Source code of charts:
________________________________________
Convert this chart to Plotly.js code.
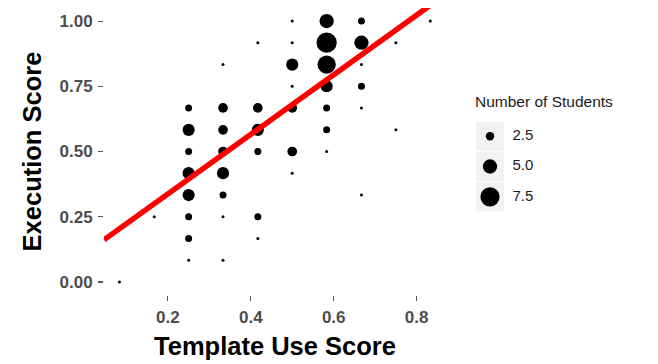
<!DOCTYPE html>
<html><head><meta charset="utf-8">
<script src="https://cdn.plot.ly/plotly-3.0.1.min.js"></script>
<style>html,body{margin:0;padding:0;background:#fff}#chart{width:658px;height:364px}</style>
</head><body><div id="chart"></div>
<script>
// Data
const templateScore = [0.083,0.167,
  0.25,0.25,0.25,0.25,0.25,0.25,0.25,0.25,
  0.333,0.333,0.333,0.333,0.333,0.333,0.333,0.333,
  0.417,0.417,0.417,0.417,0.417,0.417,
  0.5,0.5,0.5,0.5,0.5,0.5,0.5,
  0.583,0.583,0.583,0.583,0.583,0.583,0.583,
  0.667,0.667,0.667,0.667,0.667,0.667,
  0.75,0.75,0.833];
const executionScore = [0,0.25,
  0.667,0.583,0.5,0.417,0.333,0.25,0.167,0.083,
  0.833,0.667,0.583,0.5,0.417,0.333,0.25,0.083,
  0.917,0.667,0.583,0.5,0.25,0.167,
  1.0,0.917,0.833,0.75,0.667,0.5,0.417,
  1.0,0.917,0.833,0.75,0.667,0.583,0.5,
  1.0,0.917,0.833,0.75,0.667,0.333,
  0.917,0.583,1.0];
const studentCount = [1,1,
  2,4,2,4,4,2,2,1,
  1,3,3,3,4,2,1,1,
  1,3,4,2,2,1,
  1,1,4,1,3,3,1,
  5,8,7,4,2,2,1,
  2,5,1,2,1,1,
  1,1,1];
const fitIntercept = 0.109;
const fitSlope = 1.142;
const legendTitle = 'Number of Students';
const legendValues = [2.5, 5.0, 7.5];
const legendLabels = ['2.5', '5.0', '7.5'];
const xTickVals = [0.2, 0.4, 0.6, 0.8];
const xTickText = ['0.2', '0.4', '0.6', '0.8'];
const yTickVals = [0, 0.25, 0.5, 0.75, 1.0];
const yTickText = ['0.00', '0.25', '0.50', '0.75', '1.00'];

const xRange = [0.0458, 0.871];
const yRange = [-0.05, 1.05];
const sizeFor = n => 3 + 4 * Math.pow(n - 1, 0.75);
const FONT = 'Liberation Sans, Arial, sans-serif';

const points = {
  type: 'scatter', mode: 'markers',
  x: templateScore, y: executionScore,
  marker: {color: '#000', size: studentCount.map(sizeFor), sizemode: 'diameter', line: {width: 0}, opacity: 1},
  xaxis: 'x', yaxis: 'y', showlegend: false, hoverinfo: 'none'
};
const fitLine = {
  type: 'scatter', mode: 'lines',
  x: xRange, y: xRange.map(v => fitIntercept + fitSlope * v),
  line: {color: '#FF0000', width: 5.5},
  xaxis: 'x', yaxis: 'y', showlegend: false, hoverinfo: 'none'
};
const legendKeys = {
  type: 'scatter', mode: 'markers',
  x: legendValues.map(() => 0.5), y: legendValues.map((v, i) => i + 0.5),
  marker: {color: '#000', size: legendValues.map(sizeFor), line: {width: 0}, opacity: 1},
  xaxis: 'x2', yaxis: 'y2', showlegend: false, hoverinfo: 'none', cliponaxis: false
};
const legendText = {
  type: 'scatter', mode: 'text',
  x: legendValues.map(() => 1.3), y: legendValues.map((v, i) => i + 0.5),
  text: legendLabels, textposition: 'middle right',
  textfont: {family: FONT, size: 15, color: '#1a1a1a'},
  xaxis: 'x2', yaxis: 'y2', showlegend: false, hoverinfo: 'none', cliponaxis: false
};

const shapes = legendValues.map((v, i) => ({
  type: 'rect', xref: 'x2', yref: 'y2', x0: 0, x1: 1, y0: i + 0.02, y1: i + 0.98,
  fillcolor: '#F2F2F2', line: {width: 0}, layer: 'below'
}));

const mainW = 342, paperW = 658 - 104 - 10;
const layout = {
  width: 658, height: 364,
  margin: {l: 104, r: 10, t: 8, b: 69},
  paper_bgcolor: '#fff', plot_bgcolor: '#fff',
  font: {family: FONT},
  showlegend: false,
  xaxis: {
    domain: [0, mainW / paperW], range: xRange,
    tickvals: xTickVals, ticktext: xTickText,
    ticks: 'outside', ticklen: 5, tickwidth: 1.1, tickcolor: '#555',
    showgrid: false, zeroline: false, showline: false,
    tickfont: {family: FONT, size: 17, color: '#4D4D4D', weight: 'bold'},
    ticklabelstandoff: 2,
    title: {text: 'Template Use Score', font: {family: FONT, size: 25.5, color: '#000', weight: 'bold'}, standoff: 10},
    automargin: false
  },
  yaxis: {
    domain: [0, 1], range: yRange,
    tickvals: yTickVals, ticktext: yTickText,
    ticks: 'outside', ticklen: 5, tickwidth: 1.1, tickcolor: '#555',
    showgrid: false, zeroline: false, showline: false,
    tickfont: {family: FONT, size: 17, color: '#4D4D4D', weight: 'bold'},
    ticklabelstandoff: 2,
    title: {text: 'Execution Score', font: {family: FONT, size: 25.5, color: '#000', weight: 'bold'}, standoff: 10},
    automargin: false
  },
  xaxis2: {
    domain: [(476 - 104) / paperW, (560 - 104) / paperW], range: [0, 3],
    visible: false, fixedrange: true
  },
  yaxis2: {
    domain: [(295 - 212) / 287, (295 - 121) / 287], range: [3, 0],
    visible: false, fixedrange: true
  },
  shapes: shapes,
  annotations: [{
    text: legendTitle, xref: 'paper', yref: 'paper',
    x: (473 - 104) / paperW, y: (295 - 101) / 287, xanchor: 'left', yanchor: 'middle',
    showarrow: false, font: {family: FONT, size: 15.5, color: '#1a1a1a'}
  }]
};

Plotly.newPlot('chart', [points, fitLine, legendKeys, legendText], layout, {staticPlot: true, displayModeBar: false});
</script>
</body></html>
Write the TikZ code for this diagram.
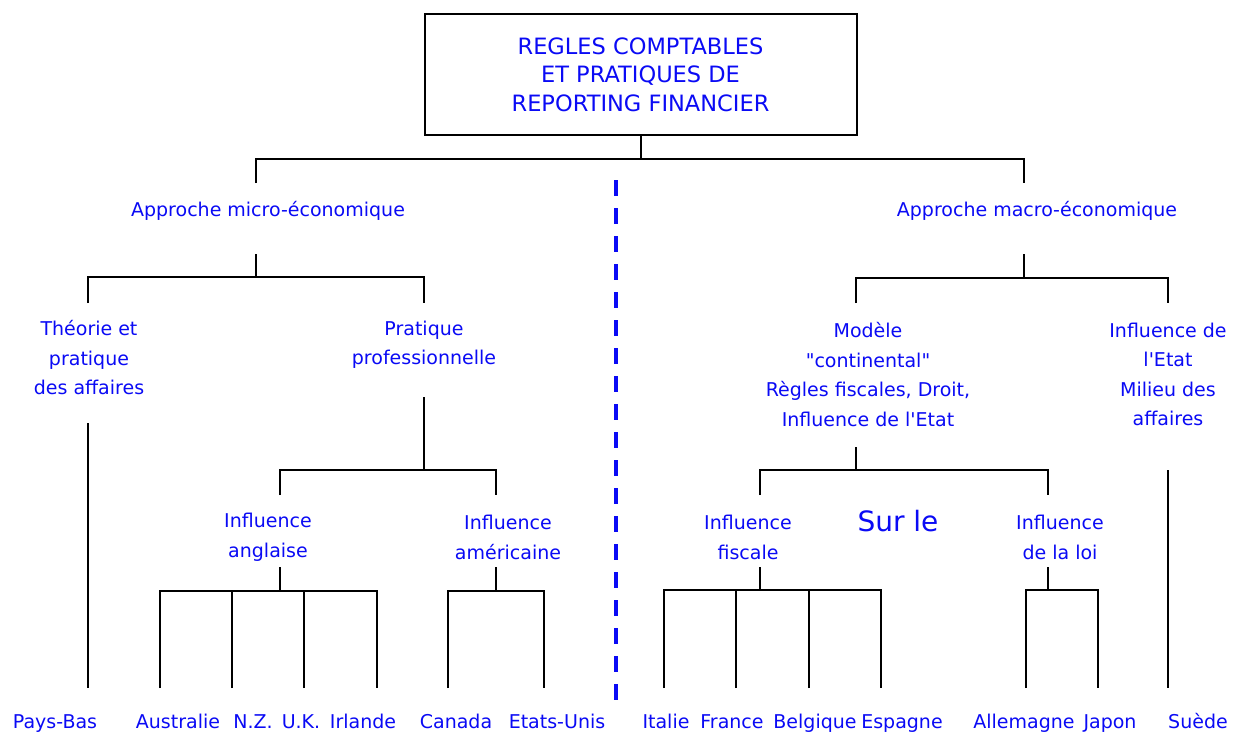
________________________________________
- [Written exercise]:
Every line of the data should be copied as it stands, without the images.

- [Exercise result]:
Convert this chart to Plotly.js code.
<!DOCTYPE html>
<html><head><meta charset="utf-8">
<script src="https://cdn.plot.ly/plotly-3.0.1.min.js"></script>
<style>html,body{margin:0;padding:0;background:#fff}#chart{width:658px;height:364px}</style>
</head><body><div id="chart"></div>
<script>
// Data
const templateScore = [0.083,0.167,
  0.25,0.25,0.25,0.25,0.25,0.25,0.25,0.25,
  0.333,0.333,0.333,0.333,0.333,0.333,0.333,0.333,
  0.417,0.417,0.417,0.417,0.417,0.417,
  0.5,0.5,0.5,0.5,0.5,0.5,0.5,
  0.583,0.583,0.583,0.583,0.583,0.583,0.583,
  0.667,0.667,0.667,0.667,0.667,0.667,
  0.75,0.75,0.833];
const executionScore = [0,0.25,
  0.667,0.583,0.5,0.417,0.333,0.25,0.167,0.083,
  0.833,0.667,0.583,0.5,0.417,0.333,0.25,0.083,
  0.917,0.667,0.583,0.5,0.25,0.167,
  1.0,0.917,0.833,0.75,0.667,0.5,0.417,
  1.0,0.917,0.833,0.75,0.667,0.583,0.5,
  1.0,0.917,0.833,0.75,0.667,0.333,
  0.917,0.583,1.0];
const studentCount = [1,1,
  2,4,2,4,4,2,2,1,
  1,3,3,3,4,2,1,1,
  1,3,4,2,2,1,
  1,1,4,1,3,3,1,
  5,8,7,4,2,2,1,
  2,5,1,2,1,1,
  1,1,1];
const fitIntercept = 0.109;
const fitSlope = 1.142;
const legendTitle = 'Number of Students';
const legendValues = [2.5, 5.0, 7.5];
const legendLabels = ['2.5', '5.0', '7.5'];
const xTickVals = [0.2, 0.4, 0.6, 0.8];
const xTickText = ['0.2', '0.4', '0.6', '0.8'];
const yTickVals = [0, 0.25, 0.5, 0.75, 1.0];
const yTickText = ['0.00', '0.25', '0.50', '0.75', '1.00'];

const xRange = [0.0458, 0.871];
const yRange = [-0.05, 1.05];
const sizeFor = n => 3 + 4 * Math.pow(n - 1, 0.75);
const FONT = 'Liberation Sans, Arial, sans-serif';

const points = {
  type: 'scatter', mode: 'markers',
  x: templateScore, y: executionScore,
  marker: {color: '#000', size: studentCount.map(sizeFor), sizemode: 'diameter', line: {width: 0}, opacity: 1},
  xaxis: 'x', yaxis: 'y', showlegend: false, hoverinfo: 'none'
};
const fitLine = {
  type: 'scatter', mode: 'lines',
  x: xRange, y: xRange.map(v => fitIntercept + fitSlope * v),
  line: {color: '#FF0000', width: 5.5},
  xaxis: 'x', yaxis: 'y', showlegend: false, hoverinfo: 'none'
};
const legendKeys = {
  type: 'scatter', mode: 'markers',
  x: legendValues.map(() => 0.5), y: legendValues.map((v, i) => i + 0.5),
  marker: {color: '#000', size: legendValues.map(sizeFor), line: {width: 0}, opacity: 1},
  xaxis: 'x2', yaxis: 'y2', showlegend: false, hoverinfo: 'none', cliponaxis: false
};
const legendText = {
  type: 'scatter', mode: 'text',
  x: legendValues.map(() => 1.3), y: legendValues.map((v, i) => i + 0.5),
  text: legendLabels, textposition: 'middle right',
  textfont: {family: FONT, size: 15, color: '#1a1a1a'},
  xaxis: 'x2', yaxis: 'y2', showlegend: false, hoverinfo: 'none', cliponaxis: false
};

const shapes = legendValues.map((v, i) => ({
  type: 'rect', xref: 'x2', yref: 'y2', x0: 0, x1: 1, y0: i + 0.02, y1: i + 0.98,
  fillcolor: '#F2F2F2', line: {width: 0}, layer: 'below'
}));

const mainW = 342, paperW = 658 - 104 - 10;
const layout = {
  width: 658, height: 364,
  margin: {l: 104, r: 10, t: 8, b: 69},
  paper_bgcolor: '#fff', plot_bgcolor: '#fff',
  font: {family: FONT},
  showlegend: false,
  xaxis: {
    domain: [0, mainW / paperW], range: xRange,
    tickvals: xTickVals, ticktext: xTickText,
    ticks: 'outside', ticklen: 5, tickwidth: 1.1, tickcolor: '#555',
    showgrid: false, zeroline: false, showline: false,
    tickfont: {family: FONT, size: 17, color: '#4D4D4D', weight: 'bold'},
    ticklabelstandoff: 2,
    title: {text: 'Template Use Score', font: {family: FONT, size: 25.5, color: '#000', weight: 'bold'}, standoff: 10},
    automargin: false
  },
  yaxis: {
    domain: [0, 1], range: yRange,
    tickvals: yTickVals, ticktext: yTickText,
    ticks: 'outside', ticklen: 5, tickwidth: 1.1, tickcolor: '#555',
    showgrid: false, zeroline: false, showline: false,
    tickfont: {family: FONT, size: 17, color: '#4D4D4D', weight: 'bold'},
    ticklabelstandoff: 2,
    title: {text: 'Execution Score', font: {family: FONT, size: 25.5, color: '#000', weight: 'bold'}, standoff: 10},
    automargin: false
  },
  xaxis2: {
    domain: [(476 - 104) / paperW, (560 - 104) / paperW], range: [0, 3],
    visible: false, fixedrange: true
  },
  yaxis2: {
    domain: [(295 - 212) / 287, (295 - 121) / 287], range: [3, 0],
    visible: false, fixedrange: true
  },
  shapes: shapes,
  annotations: [{
    text: legendTitle, xref: 'paper', yref: 'paper',
    x: (473 - 104) / paperW, y: (295 - 101) / 287, xanchor: 'left', yanchor: 'middle',
    showarrow: false, font: {family: FONT, size: 15.5, color: '#1a1a1a'}
  }]
};

Plotly.newPlot('chart', [points, fitLine, legendKeys, legendText], layout, {staticPlot: true, displayModeBar: false});
</script>
</body></html>
Write the TikZ code for this diagram.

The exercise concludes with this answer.